__MATERIAL PROVIDED__

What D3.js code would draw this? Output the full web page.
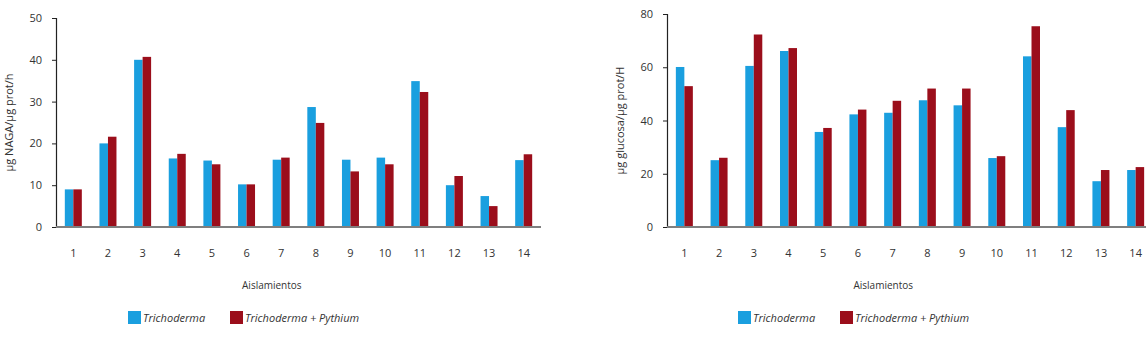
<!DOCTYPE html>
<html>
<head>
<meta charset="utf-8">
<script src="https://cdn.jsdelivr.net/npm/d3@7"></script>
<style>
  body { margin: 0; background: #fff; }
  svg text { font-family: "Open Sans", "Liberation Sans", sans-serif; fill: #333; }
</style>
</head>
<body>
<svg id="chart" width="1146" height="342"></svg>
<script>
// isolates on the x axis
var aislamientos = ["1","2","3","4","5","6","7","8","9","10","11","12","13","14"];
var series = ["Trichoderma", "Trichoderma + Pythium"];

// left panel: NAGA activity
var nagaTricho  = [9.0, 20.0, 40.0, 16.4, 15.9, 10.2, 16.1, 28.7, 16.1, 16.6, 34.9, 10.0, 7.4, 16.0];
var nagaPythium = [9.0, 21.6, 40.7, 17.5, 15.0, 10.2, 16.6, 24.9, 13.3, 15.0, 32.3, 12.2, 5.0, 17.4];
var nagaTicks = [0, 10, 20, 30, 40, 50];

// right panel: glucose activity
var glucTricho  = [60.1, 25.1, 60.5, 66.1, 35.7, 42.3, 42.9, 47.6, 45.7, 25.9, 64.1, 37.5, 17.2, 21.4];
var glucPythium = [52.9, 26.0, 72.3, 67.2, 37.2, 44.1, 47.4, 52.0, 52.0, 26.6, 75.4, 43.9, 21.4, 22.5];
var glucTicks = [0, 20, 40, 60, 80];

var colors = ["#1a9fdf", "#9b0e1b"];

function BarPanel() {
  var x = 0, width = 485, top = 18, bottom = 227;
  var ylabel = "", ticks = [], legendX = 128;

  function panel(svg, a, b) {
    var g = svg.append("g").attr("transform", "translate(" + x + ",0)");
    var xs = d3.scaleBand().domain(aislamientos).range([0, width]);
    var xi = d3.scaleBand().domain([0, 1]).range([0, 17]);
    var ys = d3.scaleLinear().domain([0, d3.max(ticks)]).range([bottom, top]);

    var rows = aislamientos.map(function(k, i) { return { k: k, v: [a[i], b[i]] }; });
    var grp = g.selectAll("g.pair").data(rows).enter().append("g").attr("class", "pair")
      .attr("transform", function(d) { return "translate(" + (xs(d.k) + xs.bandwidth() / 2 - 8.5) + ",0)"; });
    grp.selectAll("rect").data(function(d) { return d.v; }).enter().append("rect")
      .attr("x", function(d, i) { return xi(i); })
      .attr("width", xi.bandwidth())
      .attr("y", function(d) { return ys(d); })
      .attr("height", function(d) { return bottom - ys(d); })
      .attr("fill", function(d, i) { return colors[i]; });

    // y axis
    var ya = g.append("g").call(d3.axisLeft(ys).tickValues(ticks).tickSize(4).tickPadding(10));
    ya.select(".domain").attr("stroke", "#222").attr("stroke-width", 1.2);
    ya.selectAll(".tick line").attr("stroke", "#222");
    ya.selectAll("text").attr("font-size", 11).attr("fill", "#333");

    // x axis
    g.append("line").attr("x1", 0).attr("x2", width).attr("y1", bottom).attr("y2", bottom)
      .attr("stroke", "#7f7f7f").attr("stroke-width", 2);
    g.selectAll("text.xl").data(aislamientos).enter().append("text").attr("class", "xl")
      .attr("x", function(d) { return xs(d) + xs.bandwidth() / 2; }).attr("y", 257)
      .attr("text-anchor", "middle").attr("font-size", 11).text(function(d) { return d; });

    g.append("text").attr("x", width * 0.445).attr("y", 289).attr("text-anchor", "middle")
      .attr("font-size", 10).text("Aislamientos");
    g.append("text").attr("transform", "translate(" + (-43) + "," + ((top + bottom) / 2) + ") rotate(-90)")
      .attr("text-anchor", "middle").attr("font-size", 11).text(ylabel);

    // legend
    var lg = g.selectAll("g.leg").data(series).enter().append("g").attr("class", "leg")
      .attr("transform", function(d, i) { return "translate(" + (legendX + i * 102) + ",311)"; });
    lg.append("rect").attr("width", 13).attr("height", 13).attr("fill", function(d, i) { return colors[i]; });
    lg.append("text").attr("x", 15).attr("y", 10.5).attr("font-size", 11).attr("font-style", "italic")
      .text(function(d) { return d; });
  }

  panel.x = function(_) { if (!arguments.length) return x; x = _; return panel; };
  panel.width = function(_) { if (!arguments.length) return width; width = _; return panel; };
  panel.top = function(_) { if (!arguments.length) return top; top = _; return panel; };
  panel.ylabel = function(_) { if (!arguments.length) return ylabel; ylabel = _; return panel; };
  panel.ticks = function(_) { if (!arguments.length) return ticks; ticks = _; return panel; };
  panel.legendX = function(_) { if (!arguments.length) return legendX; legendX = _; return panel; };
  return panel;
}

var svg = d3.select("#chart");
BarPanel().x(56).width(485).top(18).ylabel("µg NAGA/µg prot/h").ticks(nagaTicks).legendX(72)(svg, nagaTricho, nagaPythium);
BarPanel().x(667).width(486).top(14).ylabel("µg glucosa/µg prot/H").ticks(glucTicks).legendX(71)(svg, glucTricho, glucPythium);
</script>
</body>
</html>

__YOUR INSTRUCTIONS__
Your task is to repeat the data above exactly while excluding the pictures.

__FINISHED ANSWER__
What D3.js code would draw this? Output the full web page.
<!DOCTYPE html>
<html>
<head>
<meta charset="utf-8">
<script src="https://cdn.jsdelivr.net/npm/d3@7"></script>
<style>
  body { margin: 0; background: #fff; }
  svg text { font-family: "Open Sans", "Liberation Sans", sans-serif; fill: #333; }
</style>
</head>
<body>
<svg id="chart" width="1146" height="342"></svg>
<script>
// isolates on the x axis
var aislamientos = ["1","2","3","4","5","6","7","8","9","10","11","12","13","14"];
var series = ["Trichoderma", "Trichoderma + Pythium"];

// left panel: NAGA activity
var nagaTricho  = [9.0, 20.0, 40.0, 16.4, 15.9, 10.2, 16.1, 28.7, 16.1, 16.6, 34.9, 10.0, 7.4, 16.0];
var nagaPythium = [9.0, 21.6, 40.7, 17.5, 15.0, 10.2, 16.6, 24.9, 13.3, 15.0, 32.3, 12.2, 5.0, 17.4];
var nagaTicks = [0, 10, 20, 30, 40, 50];

// right panel: glucose activity
var glucTricho  = [60.1, 25.1, 60.5, 66.1, 35.7, 42.3, 42.9, 47.6, 45.7, 25.9, 64.1, 37.5, 17.2, 21.4];
var glucPythium = [52.9, 26.0, 72.3, 67.2, 37.2, 44.1, 47.4, 52.0, 52.0, 26.6, 75.4, 43.9, 21.4, 22.5];
var glucTicks = [0, 20, 40, 60, 80];

var colors = ["#1a9fdf", "#9b0e1b"];

function BarPanel() {
  var x = 0, width = 485, top = 18, bottom = 227;
  var ylabel = "", ticks = [], legendX = 128;

  function panel(svg, a, b) {
    var g = svg.append("g").attr("transform", "translate(" + x + ",0)");
    var xs = d3.scaleBand().domain(aislamientos).range([0, width]);
    var xi = d3.scaleBand().domain([0, 1]).range([0, 17]);
    var ys = d3.scaleLinear().domain([0, d3.max(ticks)]).range([bottom, top]);

    var rows = aislamientos.map(function(k, i) { return { k: k, v: [a[i], b[i]] }; });
    var grp = g.selectAll("g.pair").data(rows).enter().append("g").attr("class", "pair")
      .attr("transform", function(d) { return "translate(" + (xs(d.k) + xs.bandwidth() / 2 - 8.5) + ",0)"; });
    grp.selectAll("rect").data(function(d) { return d.v; }).enter().append("rect")
      .attr("x", function(d, i) { return xi(i); })
      .attr("width", xi.bandwidth())
      .attr("y", function(d) { return ys(d); })
      .attr("height", function(d) { return bottom - ys(d); })
      .attr("fill", function(d, i) { return colors[i]; });

    // y axis
    var ya = g.append("g").call(d3.axisLeft(ys).tickValues(ticks).tickSize(4).tickPadding(10));
    ya.select(".domain").attr("stroke", "#222").attr("stroke-width", 1.2);
    ya.selectAll(".tick line").attr("stroke", "#222");
    ya.selectAll("text").attr("font-size", 11).attr("fill", "#333");

    // x axis
    g.append("line").attr("x1", 0).attr("x2", width).attr("y1", bottom).attr("y2", bottom)
      .attr("stroke", "#7f7f7f").attr("stroke-width", 2);
    g.selectAll("text.xl").data(aislamientos).enter().append("text").attr("class", "xl")
      .attr("x", function(d) { return xs(d) + xs.bandwidth() / 2; }).attr("y", 257)
      .attr("text-anchor", "middle").attr("font-size", 11).text(function(d) { return d; });

    g.append("text").attr("x", width * 0.445).attr("y", 289).attr("text-anchor", "middle")
      .attr("font-size", 10).text("Aislamientos");
    g.append("text").attr("transform", "translate(" + (-43) + "," + ((top + bottom) / 2) + ") rotate(-90)")
      .attr("text-anchor", "middle").attr("font-size", 11).text(ylabel);

    // legend
    var lg = g.selectAll("g.leg").data(series).enter().append("g").attr("class", "leg")
      .attr("transform", function(d, i) { return "translate(" + (legendX + i * 102) + ",311)"; });
    lg.append("rect").attr("width", 13).attr("height", 13).attr("fill", function(d, i) { return colors[i]; });
    lg.append("text").attr("x", 15).attr("y", 10.5).attr("font-size", 11).attr("font-style", "italic")
      .text(function(d) { return d; });
  }

  panel.x = function(_) { if (!arguments.length) return x; x = _; return panel; };
  panel.width = function(_) { if (!arguments.length) return width; width = _; return panel; };
  panel.top = function(_) { if (!arguments.length) return top; top = _; return panel; };
  panel.ylabel = function(_) { if (!arguments.length) return ylabel; ylabel = _; return panel; };
  panel.ticks = function(_) { if (!arguments.length) return ticks; ticks = _; return panel; };
  panel.legendX = function(_) { if (!arguments.length) return legendX; legendX = _; return panel; };
  return panel;
}

var svg = d3.select("#chart");
BarPanel().x(56).width(485).top(18).ylabel("µg NAGA/µg prot/h").ticks(nagaTicks).legendX(72)(svg, nagaTricho, nagaPythium);
BarPanel().x(667).width(486).top(14).ylabel("µg glucosa/µg prot/H").ticks(glucTicks).legendX(71)(svg, glucTricho, glucPythium);
</script>
</body>
</html>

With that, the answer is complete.